Ava – Ex Machina, 2015
In perhaps the best modern example of A.I. run amok in film, Ex Machina introduces us to Ava with the express purpose of determining whether she has passed the so-called Turing test, a hypothetical scenario in which a human observer engaged in remote conversation is unable to distinguish between a machine and a fellow person. Using the personal pronoun “she” seems more appropriate here since Ava expresses emotion and a desire to be free from her “captor,” search engine company CEO, Nathan Bateman.
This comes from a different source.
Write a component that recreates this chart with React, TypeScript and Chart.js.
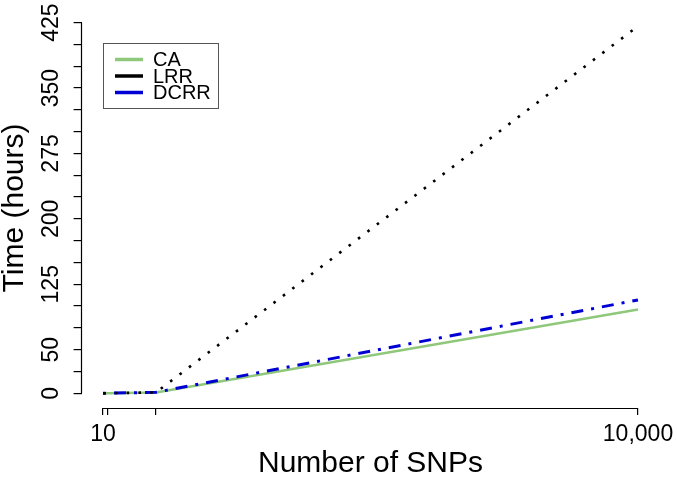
import React, { useEffect, useRef } from "react";
import { Chart, registerables } from "chart.js";

Chart.register(...registerables);

const snps = [10, 100, 1000, 10000];
const caHours = [0.01, 0.1, 1.0, 96];
const lrrHours = [0.01, 0.1, 1.0, 421];
const dcrrHours = [0.01, 0.1, 1.1, 107];

const seriesLabels = ["CA", "LRR", "DCRR"];
const seriesColors = ["#8fc87b", "#000000", "#0000d4"];

const xTicks = [10, 100, 1000, 10000];
const xTickLabels: Record<number, string> = { 10: "10", 10000: "10,000" };
const yTicks = [0, 25, 50, 75, 100, 125, 150, 175, 200, 225, 250, 275, 300, 325, 350, 375, 400, 425];
const yTickLabels = [0, 50, 125, 200, 275, 350, 425];

const FONT = "'Liberation Sans', Arial, Helvetica, sans-serif";

const axisLinesPlugin = {
  id: "rAxisLines",
  afterDraw(chart: any) {
    const ctx = chart.ctx;
    const xs = chart.scales.x;
    const ys = chart.scales.y;
    ctx.save();
    ctx.strokeStyle = "#000";
    ctx.lineWidth = 1.2;
    ctx.beginPath();
    const yAxisY = Math.round(xs.top) + 0.5;
    ctx.moveTo(xs.getPixelForValue(xTicks[0]), yAxisY);
    ctx.lineTo(xs.getPixelForValue(xTicks[xTicks.length - 1]), yAxisY);
    const xAxisX = Math.round(ys.right) - 0.5;
    ctx.moveTo(xAxisX, ys.getPixelForValue(yTicks[0]));
    ctx.lineTo(xAxisX, ys.getPixelForValue(yTicks[yTicks.length - 1]));
    ctx.stroke();

    // legend
    const bx = 103.5, by = 43.5, bw = 115, bh = 65;
    ctx.strokeStyle = "#555";
    ctx.lineWidth = 1;
    ctx.strokeRect(bx, by, bw, bh);
    const rows = [59.5, 76, 92.5];
    ctx.font = `20px ${FONT}`;
    ctx.textBaseline = "middle";
    ctx.textAlign = "left";
    chart.data.datasets.forEach((ds: any, i: number) => {
      ctx.strokeStyle = ds.borderColor;
      ctx.lineWidth = 3.5;
      ctx.setLineDash([]);
      ctx.beginPath();
      ctx.moveTo(115, rows[i]);
      ctx.lineTo(143, rows[i]);
      ctx.stroke();
      ctx.fillStyle = "#000";
      ctx.fillText(ds.label, 153, rows[i] + 1);
    });
    ctx.restore();
  },
};

export default function App() {
  const ref = useRef<HTMLCanvasElement | null>(null);
  useEffect(() => {
    document.body.style.margin = "0";
    const canvas = ref.current!;
    const xmin = xTicks[0] - 0.04 * (xTicks[3] - xTicks[0]);
    const xmax = xTicks[3] + 0.04 * (xTicks[3] - xTicks[0]);
    const ymin = -0.04 * 425;
    const ymax = 425 + 0.04 * 425;
    const chart = new Chart(canvas, {
      type: "line",
      data: {
        labels: snps,
        datasets: [
          {
            label: seriesLabels[0],
            data: snps.map((x, i) => ({ x, y: caHours[i] })),
            borderColor: seriesColors[0],
            borderWidth: 2.5,
            pointRadius: 0,
            tension: 0,
            order: 3,
          },
          {
            label: seriesLabels[1],
            data: snps.map((x, i) => ({ x, y: lrrHours[i] })),
            borderColor: seriesColors[1],
            borderWidth: 2.6,
            borderDash: [2.6, 9.2],
            pointRadius: 0,
            tension: 0,
            order: 1,
          },
          {
            label: seriesLabels[2],
            data: snps.map((x, i) => ({ x, y: dcrrHours[i] })),
            borderColor: seriesColors[2],
            borderWidth: 3,
            borderDash: [3, 8, 12, 8],
            pointRadius: 0,
            tension: 0,
            order: 2,
          },
        ],
      },
      options: {
        responsive: false,
        animation: false,
        devicePixelRatio: 1,
        layout: { padding: { top: 7.8, right: 17.6, left: 0, bottom: 0 } },
        plugins: { legend: { display: false }, tooltip: { enabled: false } },
        scales: {
          x: {
            type: "linear",
            min: xmin,
            max: xmax,
            afterBuildTicks: (s: any) => {
              s.ticks = xTicks.map((v) => ({ value: v }));
            },
            afterFit: (s: any) => {
              s.height = 72.9;
              s.paddingLeft = 0;
              s.paddingRight = 0;
            },
            border: { display: false },
            grid: {
              display: true,
              drawOnChartArea: false,
              drawTicks: true,
              tickLength: 7,
              color: "#000",
              lineWidth: 1.2,
            },
            ticks: {
              autoSkip: false,
              maxRotation: 0,
              minRotation: 0,
              padding: 6,
              color: "#000",
              font: { family: FONT, size: 23 },
              callback: (v: any) => xTickLabels[v as number] ?? "",
            },
            title: {
              display: true,
              text: "Number of SNPs",
              color: "#000",
              font: { family: FONT, size: 30, lineHeight: 1 },
              padding: { top: 0, bottom: 2 },
            },
          },
          y: {
            type: "linear",
            min: ymin,
            max: ymax,
            afterBuildTicks: (s: any) => {
              s.ticks = yTicks.map((v) => ({ value: v }));
            },
            afterFit: (s: any) => {
              s.width = 81.6;
              s.paddingTop = 0;
              s.paddingBottom = 0;
            },
            border: { display: false },
            grid: {
              display: true,
              drawOnChartArea: false,
              drawTicks: true,
              tickLength: 8,
              color: "#000",
              lineWidth: 1.2,
            },
            ticks: {
              autoSkip: false,
              minRotation: 90,
              maxRotation: 90,
              crossAlign: "center",
              padding: 3,
              color: "#000",
              font: { family: FONT, size: 23 },
              callback: (v: any) => (yTickLabels.includes(v as number) ? String(v) : ""),
            },
            title: {
              display: true,
              text: "Time (hours)",
              color: "#000",
              font: { family: FONT, size: 30, lineHeight: 1 },
              padding: { top: 0, bottom: 0 },
            },
          },
        },
      },
      plugins: [axisLinesPlugin],
    } as any);
    return () => chart.destroy();
  }, []);
  return (
    <div style={{ position: "absolute", left: 0, top: 0, width: 677, height: 481, background: "#fff" }}>
      <canvas ref={ref} width={677} height={481} />
    </div>
  );
}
Programmer Caleb Smith goes down the rabbit hole of what makes us human and at what point a sentient machine becomes a “person” with rights and feelings. Caleb struggles with the narcissism and crude behavior of Nathan, but he also questions his own reality and whether he is being manipulated by Nathan or Ava herself. Since this film is still relatively recent, we won’t spoil the ending, but suffice it to say, Ava is one of the most successfully conceived, supposedly malevolent A.I. out there.
Ultron – Avengers: Age of Ultron, 2015
Not long after Ex Machina’s quiet but powerful premiere came the much-anticipated Avengers sequel, Avengers: Age of Ultron, which introduced audiences to what happens when tech genius Tony Stark exhibits hubris in using technology he doesn’t fully understand. He and Bruce Banner discover that Loki’s staff contains an artificial intelligence within its gem and decide against all good common sense to use it to complete Stark’s “Ultron” global defense program. Imagine their surprise when the resulting machine displays sentience!
Like other examples on this list, Ultron decides that humanity is the greatest threat to the Earth it is programmed to defend, and he quickly escapes the bounds set upon him by J.A.R.V.I.S. (a decidedly non-malevolent A.I.) and Stark. Ultron is able to upgrade his body and create an army of drones to attack the Avengers, and in the process of enacting his plan for human extinction is eventually stopped by the dormant J.A.R.V.I.S. who becomes the much more powerful Vision thanks to some help from an Infinity Stone.
Despite the lessons learned from decades of films featuring artificial intelligence, technology continues to get smarter and smarter. The idea of the machines taking over is as relevant today as it was in the 60’s and 70’s when computers were first introduced. Whether or not the programs we create can ever achieve sentience is certainly questionable, but the idea of faulty programming leading to dire consequences doesn’t seem all that far-fetched.
While viewers are watching Tau on Netflix, seeing it perhaps as Hunger Games inside a smart house, perhaps a new twist on the old themes will add another layer to the legacy of A.I. in film. Will Monroe’s Julia and the others she encounters be able to escape the tasks being set for them by Tau? Or will she have to do as the computer says or continue receiving painful stimulation? Find out where this movie fits into the pantheon of greats when Netflix premieres Tau on June 29, 2018.